Control compliance during development and production
- At briefing, define destination countries, consumer, product category, claims, and responsible parties.
- At material selection, screen chemistry and labeling impact before color approval or purchase.
- At prototype review, confirm construction, intended use, warnings, identification, and test-sample plan.
- Before bulk, close required reports, risk controls, artwork, supplier declarations, and production specifications.
- During production, prevent unapproved substitutions and retain lot-level traceability.
- At final inspection, compare shoe, pair, box, carton, and documents with the controlled release pack.
- After shipment, maintain complaint, incident, corrective-action, and recall-readiness procedures.
Link the evidence pack to the footwear tech pack and purchase order.

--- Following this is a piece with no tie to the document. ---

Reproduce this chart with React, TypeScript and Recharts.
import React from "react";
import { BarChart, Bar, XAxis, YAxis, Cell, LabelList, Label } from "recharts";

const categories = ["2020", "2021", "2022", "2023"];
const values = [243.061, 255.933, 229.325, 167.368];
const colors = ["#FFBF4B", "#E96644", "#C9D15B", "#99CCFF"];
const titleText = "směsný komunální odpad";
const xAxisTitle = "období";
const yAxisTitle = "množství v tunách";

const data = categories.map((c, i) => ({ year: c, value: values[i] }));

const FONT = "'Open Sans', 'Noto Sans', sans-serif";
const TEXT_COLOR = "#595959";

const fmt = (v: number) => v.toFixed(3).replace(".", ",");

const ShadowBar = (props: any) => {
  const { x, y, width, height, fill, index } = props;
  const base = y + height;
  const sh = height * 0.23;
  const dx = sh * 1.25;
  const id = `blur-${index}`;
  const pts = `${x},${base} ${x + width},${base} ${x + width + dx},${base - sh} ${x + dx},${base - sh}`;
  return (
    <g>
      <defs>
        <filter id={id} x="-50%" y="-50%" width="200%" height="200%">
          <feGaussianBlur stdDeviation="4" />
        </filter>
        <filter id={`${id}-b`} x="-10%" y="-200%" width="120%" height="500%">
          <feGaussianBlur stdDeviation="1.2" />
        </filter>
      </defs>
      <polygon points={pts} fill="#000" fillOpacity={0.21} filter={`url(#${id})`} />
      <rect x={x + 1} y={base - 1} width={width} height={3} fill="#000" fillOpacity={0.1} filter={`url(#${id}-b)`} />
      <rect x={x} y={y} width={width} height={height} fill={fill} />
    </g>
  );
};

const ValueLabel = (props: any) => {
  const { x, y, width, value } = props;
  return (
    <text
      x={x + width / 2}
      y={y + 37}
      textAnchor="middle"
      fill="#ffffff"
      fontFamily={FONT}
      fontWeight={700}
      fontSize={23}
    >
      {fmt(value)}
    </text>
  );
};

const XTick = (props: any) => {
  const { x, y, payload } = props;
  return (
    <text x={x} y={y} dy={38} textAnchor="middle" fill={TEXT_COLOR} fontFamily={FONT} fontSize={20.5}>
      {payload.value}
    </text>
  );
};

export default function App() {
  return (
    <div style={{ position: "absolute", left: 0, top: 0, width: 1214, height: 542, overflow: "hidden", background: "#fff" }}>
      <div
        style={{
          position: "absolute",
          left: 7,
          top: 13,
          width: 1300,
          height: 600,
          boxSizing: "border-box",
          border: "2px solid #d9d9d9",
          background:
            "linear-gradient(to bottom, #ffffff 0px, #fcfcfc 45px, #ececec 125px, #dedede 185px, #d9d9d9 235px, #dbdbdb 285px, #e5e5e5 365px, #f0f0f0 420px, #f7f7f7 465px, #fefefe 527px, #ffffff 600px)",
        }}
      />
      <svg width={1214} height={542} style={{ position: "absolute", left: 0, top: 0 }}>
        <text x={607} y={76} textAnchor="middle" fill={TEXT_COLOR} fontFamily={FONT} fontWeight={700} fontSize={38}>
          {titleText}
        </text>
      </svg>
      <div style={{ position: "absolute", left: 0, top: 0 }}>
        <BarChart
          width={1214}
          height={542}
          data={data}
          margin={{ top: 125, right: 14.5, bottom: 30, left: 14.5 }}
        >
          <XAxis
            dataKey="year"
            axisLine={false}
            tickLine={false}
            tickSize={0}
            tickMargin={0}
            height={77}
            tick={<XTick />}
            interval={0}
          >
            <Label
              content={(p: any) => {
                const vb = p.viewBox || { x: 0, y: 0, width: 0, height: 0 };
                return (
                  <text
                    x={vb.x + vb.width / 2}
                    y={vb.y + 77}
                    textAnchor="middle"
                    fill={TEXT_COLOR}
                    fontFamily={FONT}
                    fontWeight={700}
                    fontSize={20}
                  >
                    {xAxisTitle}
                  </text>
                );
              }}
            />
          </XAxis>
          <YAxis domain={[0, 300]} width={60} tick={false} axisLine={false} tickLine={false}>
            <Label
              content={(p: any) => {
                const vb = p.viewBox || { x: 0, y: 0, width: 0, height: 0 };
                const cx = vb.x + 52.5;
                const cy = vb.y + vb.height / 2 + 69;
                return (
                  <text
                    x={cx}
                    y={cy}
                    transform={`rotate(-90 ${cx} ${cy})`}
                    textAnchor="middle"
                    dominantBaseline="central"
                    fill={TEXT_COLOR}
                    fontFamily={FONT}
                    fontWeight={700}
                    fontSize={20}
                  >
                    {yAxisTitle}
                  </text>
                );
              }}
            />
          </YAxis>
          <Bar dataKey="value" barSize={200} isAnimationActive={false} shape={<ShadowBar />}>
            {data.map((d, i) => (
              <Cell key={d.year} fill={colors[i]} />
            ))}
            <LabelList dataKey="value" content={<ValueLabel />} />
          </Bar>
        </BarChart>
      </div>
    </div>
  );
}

This keeps compliance controls in the same change-management path as sizing, construction, color, and quality.
Questions to close before shipment
- Which regulations and standards apply to this exact product in every destination?
- Who is the manufacturer, importer, distributor, responsible economic operator, and record owner?
- Do chemical declarations and reports match every production material and color?
- Do EU material labels reflect the approved production composition calculation?
- Are US origin marks and any other required labels conspicuous, legible, durable, and correct?
- Are product identifiers, batch or lot references, contact details, warnings, and online data consistent?
- Can the team trace affected goods and execute a corrective action if a complaint appears?
Ask the factory for controlled production evidence, but do not outsource the importer's legal assessment to a generic factory declaration. Confirm the final market plan with qualified compliance and customs professionals before release.
Key takeaways
- Define compliance by exact product, market, consumer, claims, and supply-chain role.
- EU footwear material labels cover the upper, lining and sock, and outer sole under Directive 94/11/EC.
- GPSR and REACH planning require risk, traceability, chemical, evidence, and corrective-action controls.
- US origin marking, product rules, labels, claims, and records need product-specific review.
- Tie reports and artwork to production item codes, colorways, lots, and change control.